With WPA or WPA2 mode, you have to choose either TKIP or AES. AES is better but not all hardware on the access point or client side can support it so check your hardware capability. AES is clearly the preferred choice if you can get it to work but TKIP is now a minimum security requirement. WEP is no longer valid under ANY scenario even if you're using it with RADIUS and key rotation. This is because the attack methodology for WEP advanced dramatically in 2005.
Switch over to the "Authentication" tab as shown in Figure AA. Check the "Enable IEEE 802.1x authentication for this network" and select "Protected EAP (PEAP)".
|Wireless Authentication properites|
You will also need to check "Authenticate as computer when computer information is available" to enable "Machine Authentication" AKA "Computer Authentication". Machine Authentication allows your PC to connect to the network by authenticating as "Computer" before a legitimate user logs in. This allows a machine to obtain group policies just like it was connected to a wired network and this is a unique feature of the Windows Client.
If you don't have "Machine Authentication", your Group Policy will not function and non-cached users cannot log on to your machine even if they are given the proper permissions at the Domain level. "Machine Authentication" is needed to recreate the full "Wired" experience. In order for "Machine Authentication" to work, PEAP only requires that a Computer is joined to the domain. The computer will use its "Computer Password" to log on to the network. Note that for EAP-TLS or PEAP-EAP-TLS (stronger alternatives to PEAP) to work the computer must have a "Machine Certificate" installed from the Enterprise Root CA.

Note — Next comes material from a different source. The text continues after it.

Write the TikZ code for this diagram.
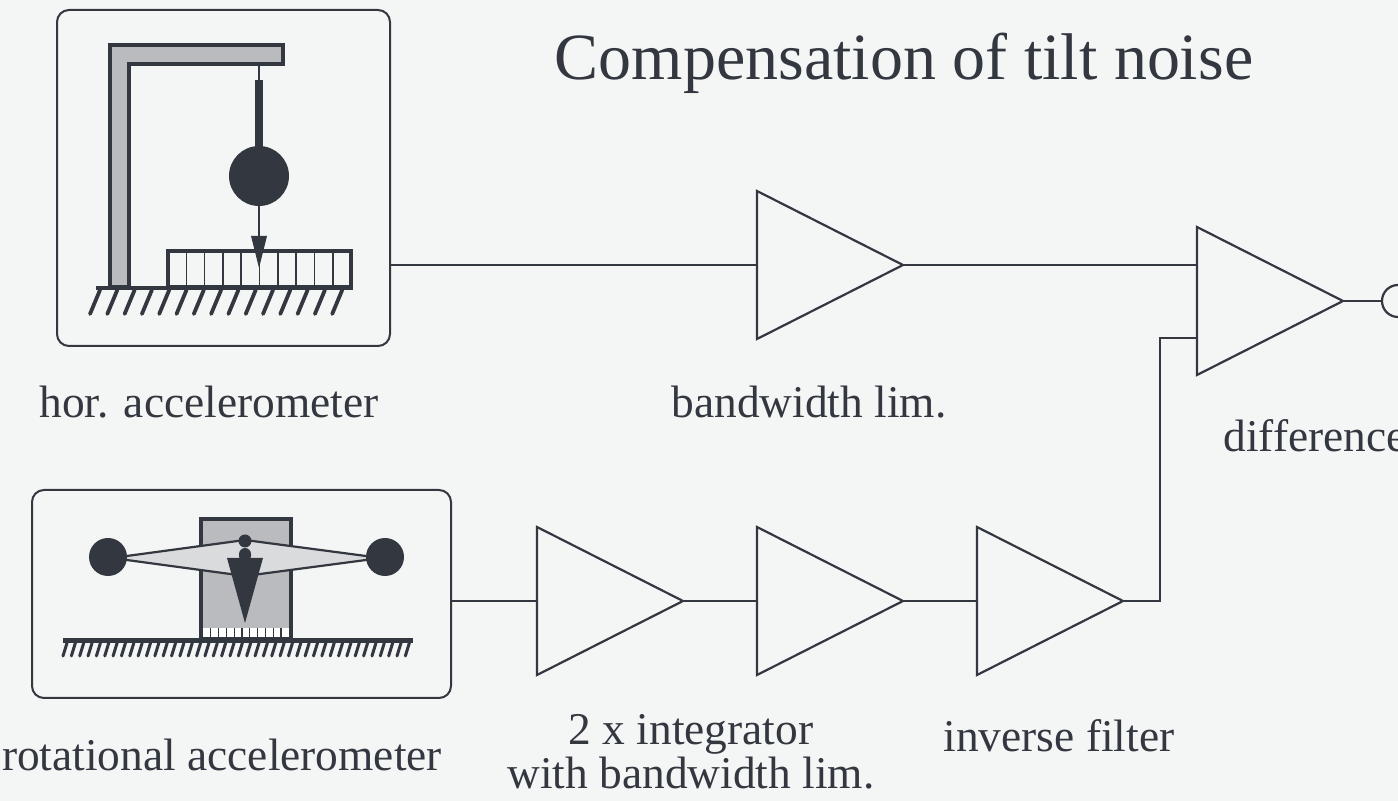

Click "Properties" under "EAP type" to continue to the screen shown in Figure BB.
|Protected EAP Properties|
Under this section, make sure that you check "Validate server certificate" because if you don't PEAP will be as weak as EAP-FAST anonymous DH mode.
Also select the "Trusted Root Certificate Authority" for this wireless connection. Note that with SP2, it has added a new security feature with the check box for "Do not prompt user to authorize new servers or trusted certification authorities". This whole window is a very important security feature because you want your Wireless LAN to be locked by your Certificate Authority and not anyone else's.
Choose "EAP-MSCHAP v2" which stands for PEAP-EAP-MSCHAPv2 mode which most people refer to as "PEAP" since this is the most common implementation. DO NOT check "Enable Fast Reconnect" since it will cause authentication problems with some Access Points like Cisco. I found this out the hard way when I had to spend time with a sniffer and Cisco tech support to figure out the problem.
If you had selected "Smart Card or other Certificate" here, it means you've set it to use PEAP-EAP-TLS mode which is a new EAP method that is suppose to be an alternative to EAP-TLS "classic" mode and maybe better but might cause compatibility problems with non-Windows Clients so I can't recommend it for now. EAP-TLS mode is configured from the previous section under "Wireless Network Properties" by choosing "Smart Card or other Certificate" instead of "Protected EAP (PEAP)". Both EAP-TLS or PEAP-EAP-TLS require client side "Machine Certificates" to work which makes them stronger two-factor authentication solutions but also much harder to deploy. If this naming scheme is confusing to you, you're not alone. I hope this explanation clears things up for you.
Click on "Configure" to continue to the screen shown in Figure CC. This mode automatically logs a user on using their current Windows Credentials. If you're trying to connect to a wireless network on a Windows Domain you're not joined to, automatic logon will not work so you must uncheck this and you'll be prompted for domain credentials of the network you're attaching to. Note that it will give you the chance to save those credentials.
As you can see, this is quite a complex procedure for something as simple as PEAP (PEAP-EAP-MSCHAPv2) was designed to be. Running in either EAP-TLS or PEAP-EAP-TLS mode would make this even more complex. You definitely will want to set these policies globally using Windows Server 2003 Active Directory Group Policy.
From a deployment and security standpoint, it always better to set and enforce all these client side settings automatically because the user is never given the opportunity to get this wrong. A wrong client side configuration can compromise your company's security. You also need to consider the expense of training your desktop support staff and the man-hours required to configure every machine in your organization using this long tedious procedure.